Moreover, sinking funds contribute to better cash flow management. By spreading out the financial burden over time, companies can avoid the strain of large, lump-sum payments. This steady outflow of funds allows for more predictable financial planning and reduces the likelihood of liquidity crises. For example, a company that regularly contributes to a sinking fund for equipment replacement can plan its operational budget more effectively, knowing that the future costs are already accounted for. This level of financial foresight is invaluable in maintaining smooth operations and avoiding disruptions.
The establishment and maintenance of sinking funds can have a profound impact on a company’s credit ratings. Credit rating agencies, such as Moody’s, Standard & Poor’s, and Fitch, assess a company’s financial health and its ability to meet debt obligations. A well-managed sinking fund signals to these agencies that the company is taking proactive steps to ensure it can repay its debts, which can lead to higher credit ratings.
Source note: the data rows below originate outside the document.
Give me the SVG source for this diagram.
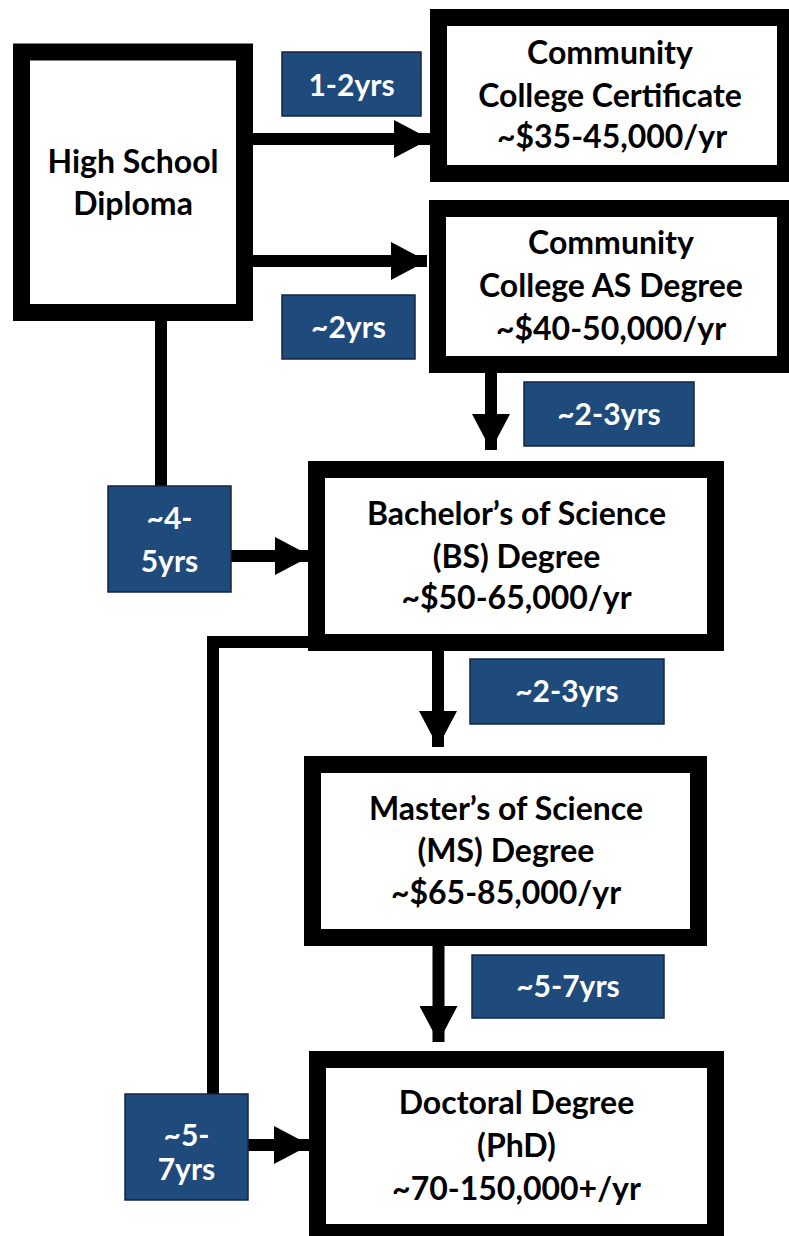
<svg xmlns="http://www.w3.org/2000/svg" width="789" height="1236" viewBox="0 0 789 1236">
<style>
.box{fill:#fff;stroke:#000;stroke-width:17}
.t{font-family:Lato,"Open Sans","Liberation Sans",sans-serif;font-weight:bold;font-size:32px;fill:#000;text-anchor:middle}
.lab{fill:#1F4A7C;stroke:#13263f;stroke-width:1.5}
.lt{font-family:Lato,"Open Sans","Liberation Sans",sans-serif;font-weight:bold;font-size:30px;fill:#fff;text-anchor:middle}
.c{fill:none;stroke:#000;stroke-width:12}
</style>
<defs>
<marker id="ah" viewBox="0 0 36 38" refX="36" refY="19" markerWidth="36" markerHeight="38" markerUnits="userSpaceOnUse" orient="auto">
<path d="M0,0 L36,19 L0,38 z" fill="#000"/>
</marker>
</defs>
<rect width="789" height="1236" fill="#fff"/>
<g id="connectors">
<line class="c" x1="253" y1="139" x2="430" y2="139" marker-end="url(#ah)"/>
<line class="c" x1="253" y1="261" x2="427" y2="261" marker-end="url(#ah)"/>
<line class="c" x1="161" y1="321" x2="161" y2="487"/>
<line class="c" x1="231" y1="556" x2="311" y2="556" marker-end="url(#ah)"/>
<line class="c" x1="491" y1="373" x2="491" y2="450" marker-end="url(#ah)"/>
<line class="c" x1="438" y1="651" x2="438" y2="747" marker-end="url(#ah)"/>
<path class="c" d="M312 642 H213 V1095"/>
<line class="c" x1="248" y1="1145" x2="310" y2="1145" marker-end="url(#ah)"/>
<line class="c" x1="438.5" y1="946" x2="438.5" y2="1042" marker-end="url(#ah)"/>
</g>
<g id="hs">
<rect class="box" x="21.5" y="52" width="223" height="260.5"/>
<text class="t" x="133" y="173">High School</text>
<text class="t" x="133" y="215">Diploma</text>
</g>
<g id="cert">
<rect class="box" x="438.5" y="17.5" width="347" height="156"/>
<text class="t" x="610" y="64">Community</text>
<text class="t" x="610" y="107">College Certificate</text>
<text class="t" x="612" y="148">~$35-45,000/yr</text>
</g>
<g id="as">
<rect class="box" x="437.5" y="208.5" width="348" height="156"/>
<text class="t" x="611" y="254">Community</text>
<text class="t" x="611" y="297">College AS Degree</text>
<text class="t" x="611" y="340">~$40-50,000/yr</text>
</g>
<g id="bs">
<rect class="box" x="316.5" y="469.5" width="399" height="173"/>
<text class="t" x="516.5" y="525">Bachelor’s of Science</text>
<text class="t" x="516.5" y="568">(BS) Degree</text>
<text class="t" x="516.5" y="609">~$50-65,000/yr</text>
</g>
<g id="ms">
<rect class="box" x="312.5" y="764.5" width="386" height="173"/>
<text class="t" x="506" y="820">Master’s of Science</text>
<text class="t" x="506" y="862">(MS) Degree</text>
<text class="t" x="506" y="904">~$65-85,000/yr</text>
</g>
<g id="phd">
<rect class="box" x="317.5" y="1059.5" width="398" height="173"/>
<text class="t" x="516.5" y="1114">Doctoral Degree</text>
<text class="t" x="516.5" y="1157">(PhD)</text>
<text class="t" x="516.5" y="1200">~70-150,000+/yr</text>
</g>
<g id="l12">
<rect class="lab" x="282" y="52" width="139" height="64"/>
<text class="lt" x="351.5" y="96">1-2yrs</text>
</g>
<g id="l2">
<rect class="lab" x="282" y="295" width="133" height="64"/>
<text class="lt" x="348.5" y="338">~2yrs</text>
</g>
<g id="l23a">
<rect class="lab" x="524" y="382" width="170" height="64"/>
<text class="lt" x="609" y="425">~2-3yrs</text>
</g>
<g id="l45">
<rect class="lab" x="108" y="486" width="123" height="106"/>
<text class="lt" x="169.5" y="529">~4-</text>
<text class="lt" x="169.5" y="572">5yrs</text>
</g>
<g id="l23b">
<rect class="lab" x="470" y="659" width="194" height="65"/>
<text class="lt" x="567" y="702">~2-3yrs</text>
</g>
<g id="l57a">
<rect class="lab" x="472" y="955" width="192" height="63"/>
<text class="lt" x="568" y="997">~5-7yrs</text>
</g>
<g id="l57b">
<rect class="lab" x="125" y="1094" width="123" height="106"/>
<text class="lt" x="186.5" y="1146">~5-</text>
<text class="lt" x="186.5" y="1180">7yrs</text>
</g>
</svg>
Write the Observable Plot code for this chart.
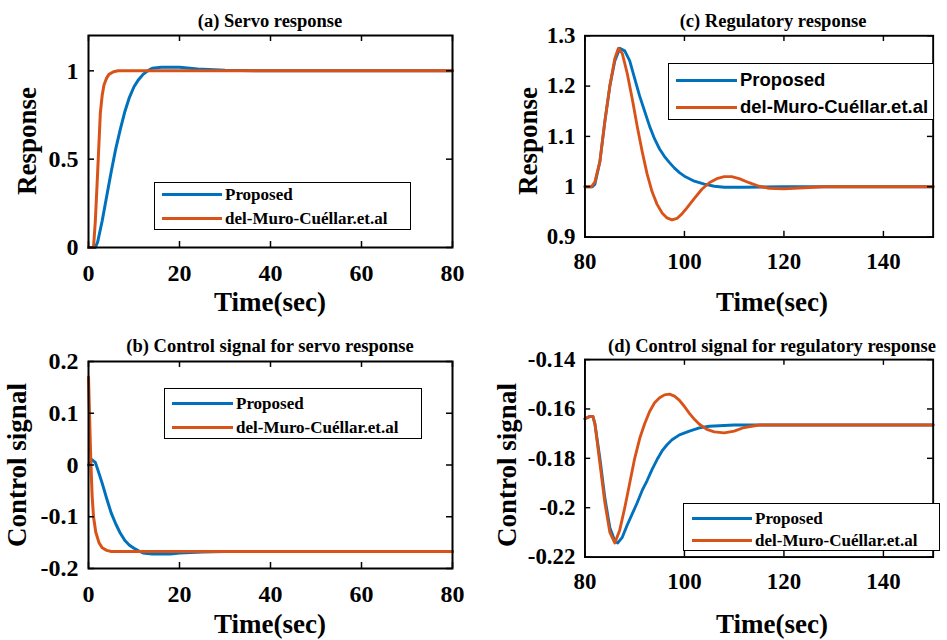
<!DOCTYPE html>
<html><head><meta charset="utf-8">
<script src="https://cdn.jsdelivr.net/npm/d3@7"></script>
<script src="https://cdn.jsdelivr.net/npm/@observablehq/plot@0.6"></script>
<style>
html,body{margin:0;padding:0;background:#fff;overflow:hidden;width:947px;height:640px}
#fig{position:relative;width:947px;height:640px;overflow:hidden}
.abs{position:absolute;white-space:nowrap;line-height:1}
.abs svg, .abs svg text{font-family:"Liberation Serif",serif !important;font-weight:bold}
.title{font-family:"Liberation Serif",serif;font-weight:bold;font-size:18.5px;transform:translateX(-50%)}
.xlab{font-family:"Liberation Serif",serif;font-weight:bold;font-size:27px;transform:translateX(-50%)}
.ylab{font-family:"Liberation Serif",serif;font-weight:bold;font-size:27px;transform:translate(-50%,-50%) rotate(-90deg)}
.legend{border:1.5px solid #000;background:#fff;box-sizing:border-box}
.leg-row{position:absolute;display:flex;align-items:center}
.leg-line{height:3px;display:inline-block}
.leg-text{font-family:"Liberation Serif",serif;font-weight:bold;font-size:17px;margin-left:3px}
.sans .leg-text{font-family:"Liberation Sans",Arial,sans-serif;font-size:18.5px}
</style>
</head><body><div id="fig"></div>
<script>
// ---------- data ----------
const seriesNames = ["Proposed", "del-Muro-Cuéllar.et.al"];
const seriesColors = ["#0072BD", "#D95319"];

// (a) Servo response
const servoTimeBlue = [0,1.5,2,3,4,5,6,7,8,9,10,11,12,13,14,16,20,24,30,40,80];
const servoBlue     = [0,0,0.03,0.15,0.29,0.43,0.56,0.67,0.77,0.85,0.91,0.95,0.98,1.0,1.015,1.02,1.02,1.01,1.003,1,1];
const servoTimeOrange = [0,1.1,1.5,2,2.6,3,3.4,4,4.5,5.5,6.5,80];
const servoOrange     = [0,0,0.15,0.42,0.76,0.86,0.92,0.96,0.98,0.995,1,1];

// (b) Control signal for servo response
const ctrlTimeBlue = [0,0.8,1.5,2,3,4,5,6,7,8,9,10,11,12,14,18,20,25,30,80];
const ctrlBlue     = [0,0.01,0.005,-0.008,-0.035,-0.065,-0.093,-0.114,-0.132,-0.146,-0.155,-0.161,-0.166,-0.17,-0.172,-0.172,-0.17,-0.168,-0.167,-0.167];
const ctrlTimeOrange = [0,0.25,0.5,0.8,1.1,1.6,2.3,3,4,5,80];
const ctrlOrange     = [0.17,0.09,0.01,-0.06,-0.1,-0.13,-0.15,-0.16,-0.165,-0.167,-0.167];

// (c) Regulatory response
const regTimeBlue = [80,81.5,82,83,84,85,86,87,88,89,90,91,92,93,94,95,96,97,98,99,100,102,104,106,108,112,120,150];
const regBlue     = [1,1,1.005,1.05,1.13,1.2,1.25,1.275,1.27,1.25,1.215,1.18,1.15,1.12,1.095,1.075,1.06,1.048,1.037,1.028,1.021,1.011,1.005,1.001,0.999,0.999,1,1];
const regTimeOrange = [80,81.3,82,83,84,85,86,86.7,87.5,88.5,89.5,90.5,91.5,92.5,93.5,94.5,95.5,96.5,97.5,98.5,99.5,100.5,102,103.5,105,106.5,108,109.5,111,113,115,117,120,124,128,150];
const regOrange     = [1,1,1.01,1.05,1.13,1.2,1.255,1.275,1.265,1.225,1.175,1.12,1.07,1.025,0.99,0.965,0.948,0.938,0.934,0.937,0.946,0.958,0.977,0.995,1.008,1.016,1.02,1.02,1.016,1.008,1.001,0.997,0.996,0.998,1,1];

// (d) Control signal for regulatory response
const rctlTimeBlue = [80,81,81.6,82,83,84,85,86,86.6,87.5,88.5,89.5,90.5,91.5,92.5,93.5,94.5,95.5,96.5,97.5,99,101,103,105,110,150];
const rctlBlue     = [-0.164,-0.163,-0.163,-0.166,-0.18,-0.196,-0.208,-0.2135,-0.2143,-0.212,-0.207,-0.2025,-0.198,-0.193,-0.189,-0.1845,-0.1805,-0.177,-0.1745,-0.1725,-0.1705,-0.169,-0.1677,-0.167,-0.1665,-0.1665];
const rctlTimeOrange = [80,81,81.6,82,83,84,85,86,87,88,89,90,91,92,93,94,95,96,97,98,99,100,101,102,103,104.5,106,108,110,112,115,150];
const rctlOrange     = [-0.164,-0.163,-0.163,-0.166,-0.182,-0.198,-0.21,-0.2143,-0.209,-0.2,-0.19,-0.18,-0.172,-0.166,-0.161,-0.1575,-0.1555,-0.1543,-0.154,-0.1548,-0.1565,-0.159,-0.1618,-0.1642,-0.1662,-0.1683,-0.1693,-0.1697,-0.169,-0.1675,-0.1665,-0.1665];

// ticks
const servoXTicks = [0,20,40,60,80];
const regXTicks = [80,100,120,140];
const servoYTicks = [0,0.5,1];
const ctrlYTicks = [-0.2,-0.1,0,0.1,0.2];
const regYTicks = [0.9,1,1.1,1.2,1.3];
const rctlYTicks = [-0.22,-0.2,-0.18,-0.16,-0.14];

const titles = ["(a) Servo response","(b) Control signal for servo response","(c) Regulatory response","(d) Control signal for regulatory response"];
const xLabel = "Time(sec)";
const yLabels = ["Response","Control signal","Response","Control signal"];

// ---------- drawing ----------
const fig = document.getElementById("fig");
const fmt = d => String(d);
const TICK = 6; // inward tick length in px
const SERIF = "Liberation Serif";

function panel(cfg) {
  const fw = cfg.w - cfg.ml - cfg.mr, fh = cfg.h - cfg.mt - cfg.mb;
  const [x0, x1] = cfg.xDomain, [y0, y1] = cfg.yDomain;
  const dx = (x1 - x0) * TICK / fw, dy = (y1 - y0) * TICK / fh;
  const p = Plot.plot({
    width: cfg.w, height: cfg.h,
    marginLeft: cfg.ml, marginRight: cfg.mr, marginTop: cfg.mt, marginBottom: cfg.mb,
    x: {domain: cfg.xDomain},
    y: {domain: cfg.yDomain},
    style: {fontFamily: SERIF, fontSize: "24px", fontWeight: "bold", color: "#000", background: "transparent", overflow: "visible"},
    marks: [
      Plot.lineY(cfg.blue, {x: cfg.tBlue, y: d => d, stroke: seriesColors[0], strokeWidth: 3}),
      Plot.lineY(cfg.orange, {x: cfg.tOrange, y: d => d, stroke: seriesColors[1], strokeWidth: 3}),
      // inward ticks on all four sides
      Plot.ruleX(cfg.xTicks, {x: d => d, y1: y0, y2: y0 + dy, stroke: "#000", strokeWidth: 1.5}),
      Plot.ruleX(cfg.xTicks, {x: d => d, y1: y1, y2: y1 - dy, stroke: "#000", strokeWidth: 1.5}),
      Plot.ruleY(cfg.yTicks, {y: d => d, x1: x0, x2: x0 + dx, stroke: "#000", strokeWidth: 1.5}),
      Plot.ruleY(cfg.yTicks, {y: d => d, x1: x1, x2: x1 - dx, stroke: "#000", strokeWidth: 1.5}),
      Plot.axisX({anchor: "bottom", ticks: cfg.xTicks, tickSize: 0, tickPadding: 16, tickFormat: fmt, label: null, fontFamily: SERIF, fontWeight: "bold", fontSize: 24}),
      Plot.axisY({anchor: "left", ticks: cfg.yTicks, tickSize: 0, tickPadding: 10, tickFormat: fmt, label: null, fontFamily: SERIF, fontWeight: "bold", fontSize: 24}),
      Plot.frame({stroke: "#000", strokeWidth: 2})
    ]
  });
  const wrap = document.createElement("div");
  wrap.className = "abs";
  wrap.style.left = cfg.left + "px";
  wrap.style.top = cfg.top + "px";
  wrap.appendChild(p);
  fig.appendChild(wrap);
}

function text(cls, str, x, y) {
  const d = document.createElement("div");
  d.className = "abs " + cls;
  d.textContent = str;
  d.style.left = x + "px";
  d.style.top = y + "px";
  fig.appendChild(d);
}

function legend(x, y, w, h, rows, lineX, lineW, sans) {
  const box = document.createElement("div");
  box.className = "abs legend" + (sans ? " sans" : "");
  Object.assign(box.style, {left: x + "px", top: y + "px", width: w + "px", height: h + "px"});
  seriesNames.forEach((name, i) => {
    const r = document.createElement("div");
    r.className = "leg-row";
    r.style.left = lineX + "px";
    r.style.top = (rows[i] - 10) + "px";
    r.style.height = "20px";
    r.innerHTML = `<span class="leg-line" style="width:${lineW}px;background:${seriesColors[i]}"></span><span class="leg-text">${name}</span>`;
    box.appendChild(r);
  });
  fig.appendChild(box);
}

panel({left: 0, top: 0, w: 470, h: 320, ml: 88, mr: 18, mt: 35, mb: 73,
  xDomain: [0, 80], yDomain: [0, 1.2], xTicks: servoXTicks, yTicks: servoYTicks,
  tBlue: servoTimeBlue, blue: servoBlue, tOrange: servoTimeOrange, orange: servoOrange});
panel({left: 0, top: 320, w: 470, h: 320, ml: 88, mr: 18, mt: 41, mb: 72,
  xDomain: [0, 80], yDomain: [-0.2, 0.2], xTicks: servoXTicks, yTicks: ctrlYTicks,
  tBlue: ctrlTimeBlue, blue: ctrlBlue, tOrange: ctrlTimeOrange, orange: ctrlOrange});
panel({left: 470, top: 0, w: 500, h: 320, ml: 120, mr: 15, mt: 37, mb: 72,
  xDomain: [80, 150], yDomain: [0.9, 1.3], xTicks: regXTicks, yTicks: regYTicks,
  tBlue: regTimeBlue, blue: regBlue, tOrange: regTimeOrange, orange: regOrange});
panel({left: 470, top: 320, w: 500, h: 320, ml: 120, mr: 15, mt: 41, mb: 72,
  xDomain: [80, 150], yDomain: [-0.22, -0.14], xTicks: regXTicks, yTicks: rctlYTicks,
  tBlue: rctlTimeBlue, blue: rctlBlue, tOrange: rctlTimeOrange, orange: rctlOrange});

// titles
text("title", titles[0], 270, 12);
text("title", titles[1], 270, 337);
text("title", titles[2], 773, 12);
text("title", titles[3], 772, 337);
// x labels
text("xlab", xLabel, 270, 289);
text("xlab", xLabel, 270, 611);
text("xlab", xLabel, 772, 289);
text("xlab", xLabel, 772, 611);
// y labels
text("ylab", yLabels[0], 27, 141);
text("ylab", yLabels[1], 17, 465);
text("ylab", yLabels[2], 528, 141);
text("ylab", yLabels[3], 507, 465);

// legends
legend(154, 182, 257, 48, [11, 35], 7, 60, false);
legend(164, 388, 258, 51, [14, 38], 7, 61, false);
legend(668, 63, 266, 57, [16, 43], 7, 61, true);
legend(683, 503, 257, 48, [14, 36], 8, 60, false);
</script></body></html>
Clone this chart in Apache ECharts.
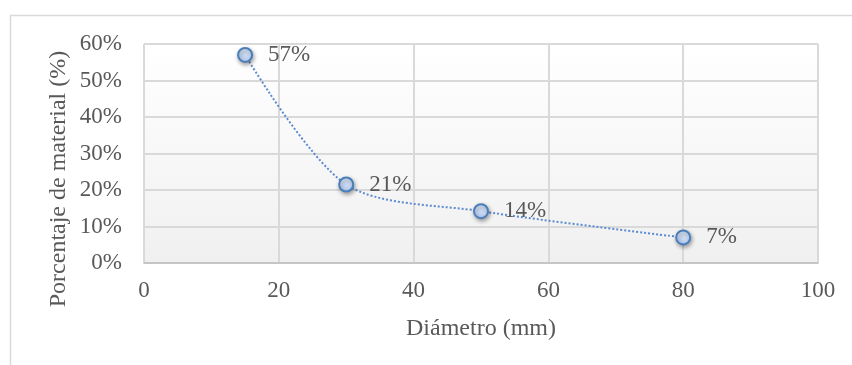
<!DOCTYPE html>
<html><head><meta charset="utf-8">
<script src="https://cdn.jsdelivr.net/npm/echarts@6/dist/echarts.min.js"></script>
<style>html,body{margin:0;padding:0;background:#fff}#c{width:852px;height:365px}</style>
</head><body><div id="c"></div>
<script>
const xValues = [15, 30, 50, 80];
const yValues = [0.57, 0.215, 0.142, 0.07];
const pointLabels = ['57%', '21%', '14%', '7%'];
const xTitle = 'Diámetro (mm)';
const yTitle = 'Porcentaje de material (%)';

const chart = echarts.init(document.getElementById('c'));
const font = '"Liberation Serif", "Times New Roman", serif';
chart.setOption({
  animation: false,
  graphic: [{
    type: 'rect', shape: {x: 10.5, y: 15.5, width: 900, height: 400},
    style: {fill: 'none', stroke: '#d9d9d9', lineWidth: 1.5}, z: -10
  }, {
    type: 'text', x: 59, y: 179, rotation: Math.PI / 2,
    style: {text: yTitle, fontFamily: font, fontSize: 24, fill: '#595959',
      textAlign: 'center', textVerticalAlign: 'middle'}
  }],
  grid: {left: 144, right: 34, top: 44, bottom: 102,
    show: true, borderWidth: 0,
    backgroundColor: new echarts.graphic.LinearGradient(0,0,0,1,[{offset:0,color:'#ffffff'},{offset:1,color:'#f0f0f0'}])},
  xAxis: {type: 'value', min: 0, max: 100, interval: 20,
    name: xTitle, nameLocation: 'middle', nameGap: 54,
    nameTextStyle: {fontFamily: font, fontSize: 24, color: '#595959'},
    axisLine: {show: true, lineStyle: {color: '#bfbfbf', width: 1.5}},
    axisTick: {show: false},
    axisLabel: {fontFamily: font, fontSize: 23, color: '#595959', margin: 16},
    splitLine: {show: true, lineStyle: {color: '#d9d9d9', width: 2}}},
  yAxis: {type: 'value', min: 0, max: 0.6, interval: 0.1,
    axisLine: {show: false}, axisTick: {show: false},
    axisLabel: {fontFamily: font, fontSize: 23, color: '#595959', margin: 22,
      formatter: v => Math.round(v*100) + '%'},
    splitLine: {show: true, lineStyle: {color: '#d9d9d9', width: 2}}},
  series: [{
    type: 'line', smooth: 0.3,
    data: xValues.map((x, i) => [x, yValues[i]]),
    symbol: 'circle', symbolSize: 14,
    lineStyle: {color: '#5b8bd0', width: 2, type: [2, 2]},
    itemStyle: {
      color: new echarts.graphic.LinearGradient(0,0,0,1,[{offset:0,color:'#e3edfc'},{offset:1,color:'#b3cbf2'}]),
      borderColor: '#4a7ebb', borderWidth: 2,
      shadowColor: 'rgba(0,0,0,0.35)', shadowBlur: 4, shadowOffsetX: 1, shadowOffsetY: 2},
    label: {show: true, position: 'right', distance: 15,
      fontFamily: font, fontSize: 23, color: '#595959',
      formatter: p => pointLabels[p.dataIndex]}
  }]
});
</script></body></html>
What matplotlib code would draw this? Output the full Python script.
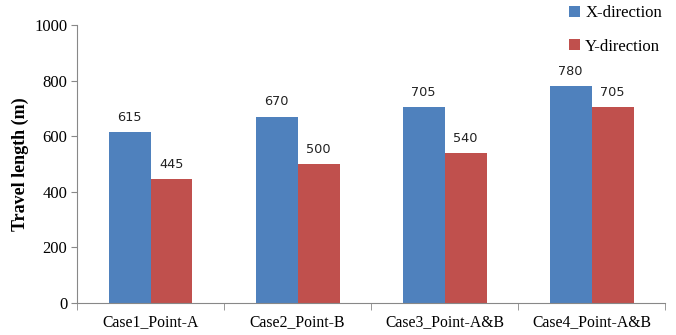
import numpy as np
import matplotlib
matplotlib.use('Agg')
import matplotlib.pyplot as plt

# --- data ---
cases = ['Case1_Point-A', 'Case2_Point-B', 'Case3_Point-A&B', 'Case4_Point-A&B']
x_dir = [615, 670, 705, 780]
y_dir = [445, 500, 540, 705]

blue = '#4F81BD'
red = '#C0504D'

fig = plt.figure(figsize=(6.76, 3.35), dpi=100)
ax = fig.add_axes([0.114, 0.0955, 0.87, 0.83])

pos = np.arange(len(cases))
w = 0.285
b1 = ax.bar(pos - w / 2, x_dir, w, color=blue, label='X-direction')
b2 = ax.bar(pos + w / 2, y_dir, w, color=red, label='Y-direction')

for bars in (b1, b2):
    for b in bars:
        ax.annotate(str(int(b.get_height())), (b.get_x() + b.get_width() / 2, b.get_height()),
                    xytext=(0, 6), textcoords='offset points', ha='center', va='bottom',
                    fontsize=9.3, family='DejaVu Sans', color='#222222')

ax.set_xlim(-0.5, len(cases) - 0.5)
ax.set_ylim(0, 1000)
ax.set_yticks(range(0, 1001, 200))
ax.set_yticklabels([str(v) for v in range(0, 1001, 200)], family='Liberation Serif', fontsize=12)

# category labels centred, tick marks at category borders (excel style)
ax.set_xticks(pos)
ax.set_xticklabels(cases, family='Liberation Serif', fontsize=11.3)
ax.tick_params(axis='x', length=0, pad=8)
ax.set_xticks(np.arange(-0.5, len(cases), 1.0), minor=True)
ax.tick_params(axis='x', which='minor', length=5, color='#888888')
ax.tick_params(axis='y', length=4, color='#888888', pad=3)

for s in ['top', 'right']:
    ax.spines[s].set_visible(False)
for s in ['left', 'bottom']:
    ax.spines[s].set_color('#888888')

ax.set_ylabel('Travel length (m)', family='Liberation Serif', fontweight='bold', fontsize=13, labelpad=4)

leg = ax.legend(loc='upper right', bbox_to_anchor=(1.02, 1.125), frameon=False,
                prop={'family': 'Liberation Serif', 'size': 12},
                handlelength=0.65, handleheight=0.65, handletextpad=0.3, labelspacing=1.05)

fig.savefig('out.png', dpi=100)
Higher credit ratings, in turn, can lower borrowing costs, as lenders perceive less risk in extending credit to the company.
Furthermore, the presence of a sinking fund can enhance a company’s reputation in the financial markets. Investors and analysts often scrutinize a company’s financial practices to gauge its long-term viability. A robust sinking fund demonstrates a commitment to financial discipline and long-term planning, which can attract more investors and potentially increase the company’s stock price. For instance, a company with a strong sinking fund for bond repayment may find it easier to issue new bonds in the future, as investors will have greater confidence in the company’s ability to meet its obligations.